Jordi non rubò mai neppure per me
La storia di Sánchez e Cuixart, arrestati e accusati di sedizione, è una sproporzionata follia
Un frutto o un fiore raro / Rubò sei cervi nel parco del re, vendendoli per denaro”. L’antica ballata inglese divenuta la celeberrima canzone di De André, nonché di Joan Baez, profuma di brume e malinconia e romanticismo, cifre di una follia. La follia, parente nobile di quel che in politica è la stupidità, di sfidare le leggi del re. La follia non so, ma la stupidità in politica è bipartisan. L’Audiencia Nacional ha fatto arrestare “i due Jordi”, Sánchez e Cuixart, per aver rubato sei cervi nel parco del re, reato romantico e persino bucolico.

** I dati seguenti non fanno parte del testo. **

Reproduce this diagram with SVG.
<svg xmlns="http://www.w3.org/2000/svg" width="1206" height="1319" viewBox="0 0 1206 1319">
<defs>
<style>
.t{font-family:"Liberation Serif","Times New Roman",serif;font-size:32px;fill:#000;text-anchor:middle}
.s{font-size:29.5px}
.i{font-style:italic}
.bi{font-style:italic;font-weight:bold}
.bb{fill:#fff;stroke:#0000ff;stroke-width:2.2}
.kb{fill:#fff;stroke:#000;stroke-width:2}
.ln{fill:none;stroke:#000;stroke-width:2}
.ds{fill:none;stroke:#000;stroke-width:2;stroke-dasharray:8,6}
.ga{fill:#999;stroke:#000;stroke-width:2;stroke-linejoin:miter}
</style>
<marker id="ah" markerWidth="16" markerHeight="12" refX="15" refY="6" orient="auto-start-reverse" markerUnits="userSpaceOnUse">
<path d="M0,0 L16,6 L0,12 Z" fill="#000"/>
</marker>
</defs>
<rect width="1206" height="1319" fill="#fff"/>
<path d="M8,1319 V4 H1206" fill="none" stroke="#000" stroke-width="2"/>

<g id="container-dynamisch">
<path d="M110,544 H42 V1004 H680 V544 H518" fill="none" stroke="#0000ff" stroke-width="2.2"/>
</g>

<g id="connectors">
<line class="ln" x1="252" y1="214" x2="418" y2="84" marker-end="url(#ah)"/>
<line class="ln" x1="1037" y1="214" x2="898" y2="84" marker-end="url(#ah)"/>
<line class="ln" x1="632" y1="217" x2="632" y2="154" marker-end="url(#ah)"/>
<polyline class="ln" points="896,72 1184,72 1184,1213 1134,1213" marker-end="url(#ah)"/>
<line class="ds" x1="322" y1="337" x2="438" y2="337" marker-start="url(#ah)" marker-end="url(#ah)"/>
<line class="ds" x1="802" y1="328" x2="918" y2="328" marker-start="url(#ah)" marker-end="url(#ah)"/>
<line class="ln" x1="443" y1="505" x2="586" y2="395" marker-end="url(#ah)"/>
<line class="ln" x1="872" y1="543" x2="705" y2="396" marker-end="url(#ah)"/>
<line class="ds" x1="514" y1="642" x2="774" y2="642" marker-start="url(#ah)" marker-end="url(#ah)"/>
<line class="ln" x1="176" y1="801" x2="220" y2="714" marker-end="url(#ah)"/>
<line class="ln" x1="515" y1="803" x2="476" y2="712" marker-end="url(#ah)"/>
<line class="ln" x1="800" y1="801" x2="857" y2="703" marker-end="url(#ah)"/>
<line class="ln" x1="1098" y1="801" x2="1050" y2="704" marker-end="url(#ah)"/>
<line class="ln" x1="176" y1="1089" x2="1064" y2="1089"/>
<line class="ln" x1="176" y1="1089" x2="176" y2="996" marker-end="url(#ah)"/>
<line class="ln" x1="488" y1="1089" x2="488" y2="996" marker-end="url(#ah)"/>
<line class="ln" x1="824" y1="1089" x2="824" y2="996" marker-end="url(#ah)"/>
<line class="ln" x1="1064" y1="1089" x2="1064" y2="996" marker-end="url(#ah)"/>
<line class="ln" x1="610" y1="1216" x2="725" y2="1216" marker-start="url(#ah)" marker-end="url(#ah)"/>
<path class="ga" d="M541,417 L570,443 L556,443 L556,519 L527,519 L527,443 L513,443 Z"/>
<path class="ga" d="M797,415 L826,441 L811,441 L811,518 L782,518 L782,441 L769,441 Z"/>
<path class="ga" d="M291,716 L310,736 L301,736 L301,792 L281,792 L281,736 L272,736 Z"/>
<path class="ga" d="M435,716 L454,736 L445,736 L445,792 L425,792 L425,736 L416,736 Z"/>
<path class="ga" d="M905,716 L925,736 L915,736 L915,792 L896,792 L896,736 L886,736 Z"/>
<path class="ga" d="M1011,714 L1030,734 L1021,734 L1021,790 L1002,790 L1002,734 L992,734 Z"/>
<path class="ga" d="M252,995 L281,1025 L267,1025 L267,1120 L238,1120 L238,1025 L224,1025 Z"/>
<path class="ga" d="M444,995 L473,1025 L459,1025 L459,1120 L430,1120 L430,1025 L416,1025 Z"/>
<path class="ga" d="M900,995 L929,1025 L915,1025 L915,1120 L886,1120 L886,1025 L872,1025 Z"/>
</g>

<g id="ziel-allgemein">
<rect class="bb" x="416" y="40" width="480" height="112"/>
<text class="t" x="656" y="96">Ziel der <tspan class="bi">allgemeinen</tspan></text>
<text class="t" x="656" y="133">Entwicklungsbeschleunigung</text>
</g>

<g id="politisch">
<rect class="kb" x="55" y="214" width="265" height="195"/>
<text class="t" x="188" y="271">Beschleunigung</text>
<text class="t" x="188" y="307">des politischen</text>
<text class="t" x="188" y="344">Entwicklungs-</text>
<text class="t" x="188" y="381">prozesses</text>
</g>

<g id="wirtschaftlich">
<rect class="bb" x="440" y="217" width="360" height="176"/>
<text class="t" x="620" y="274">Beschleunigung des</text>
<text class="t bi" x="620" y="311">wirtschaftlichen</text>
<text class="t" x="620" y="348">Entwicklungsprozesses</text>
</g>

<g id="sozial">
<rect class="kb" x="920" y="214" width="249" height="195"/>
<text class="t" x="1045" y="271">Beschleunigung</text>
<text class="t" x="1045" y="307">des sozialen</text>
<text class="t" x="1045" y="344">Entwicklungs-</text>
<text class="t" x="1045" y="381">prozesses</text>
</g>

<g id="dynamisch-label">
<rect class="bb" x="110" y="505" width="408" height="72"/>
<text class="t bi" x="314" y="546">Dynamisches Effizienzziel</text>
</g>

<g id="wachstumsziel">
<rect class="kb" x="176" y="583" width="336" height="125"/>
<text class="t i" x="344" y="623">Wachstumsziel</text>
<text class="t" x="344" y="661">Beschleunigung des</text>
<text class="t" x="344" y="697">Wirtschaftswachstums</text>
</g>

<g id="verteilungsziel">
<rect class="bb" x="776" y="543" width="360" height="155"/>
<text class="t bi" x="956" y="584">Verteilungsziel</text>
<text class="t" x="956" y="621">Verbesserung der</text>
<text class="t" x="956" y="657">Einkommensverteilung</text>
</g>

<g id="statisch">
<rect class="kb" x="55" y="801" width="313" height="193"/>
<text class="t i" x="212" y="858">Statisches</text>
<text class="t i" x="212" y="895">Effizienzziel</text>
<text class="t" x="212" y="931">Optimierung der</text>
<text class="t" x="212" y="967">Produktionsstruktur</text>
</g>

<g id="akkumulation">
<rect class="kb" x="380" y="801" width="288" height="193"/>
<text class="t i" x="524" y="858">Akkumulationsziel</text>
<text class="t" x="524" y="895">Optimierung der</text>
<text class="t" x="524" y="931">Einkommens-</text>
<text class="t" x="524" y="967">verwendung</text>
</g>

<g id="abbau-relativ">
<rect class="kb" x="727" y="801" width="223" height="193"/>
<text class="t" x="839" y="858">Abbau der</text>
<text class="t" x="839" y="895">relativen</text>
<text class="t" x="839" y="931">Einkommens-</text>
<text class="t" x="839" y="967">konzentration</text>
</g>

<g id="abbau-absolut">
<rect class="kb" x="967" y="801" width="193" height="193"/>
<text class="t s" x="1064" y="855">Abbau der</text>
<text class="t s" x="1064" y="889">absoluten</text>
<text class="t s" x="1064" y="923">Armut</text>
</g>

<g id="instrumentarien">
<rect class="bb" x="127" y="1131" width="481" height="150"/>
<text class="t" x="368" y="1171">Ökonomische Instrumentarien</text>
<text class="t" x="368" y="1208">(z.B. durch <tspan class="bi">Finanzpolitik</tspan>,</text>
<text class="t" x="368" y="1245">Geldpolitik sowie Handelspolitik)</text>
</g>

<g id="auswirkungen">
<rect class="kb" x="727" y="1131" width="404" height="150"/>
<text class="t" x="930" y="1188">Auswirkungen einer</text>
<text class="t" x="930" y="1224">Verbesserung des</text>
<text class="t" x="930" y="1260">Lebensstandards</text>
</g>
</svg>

Per strada hanno suonato le casseruole, i postumi della baldoria. Sono accusati di sedizione per i fatti del 20 e 21 settembre scorso, quando la polizia spagnola era entrata negli edifici governativi catalani a Barcellona per sequestrare le schede del referendum, e i due Jordi organizzarono la folla che per diverse ore impedì alla Guardia Civil di uscire. (C’è da immaginarli, come in una vecchia barzelletta, i gendarmi che telefonano a Rajoy: “Capo, li abbiamo arrestati”. “Bene, portateli qui”. “Non ci lasciano venire”). Ora li impiccheranno con una corda d’oro? Sì, lo sappiamo, quello era Geordie, è un nome inglese, questi sono Jordi e siamo a Barcellona. Ma i suoni sono uguali, nella romanticheria di una canzone. E la sproporzione tra un arresto e una follia si sente a orecchio per chi, da tutta questa storia catalana, abbia ricavato un brumoso senso di malinconia. Cadrà l’inverno anche sopra il loro viso, chissà. Su quello del giovane re e di Rajoy, è già caduto.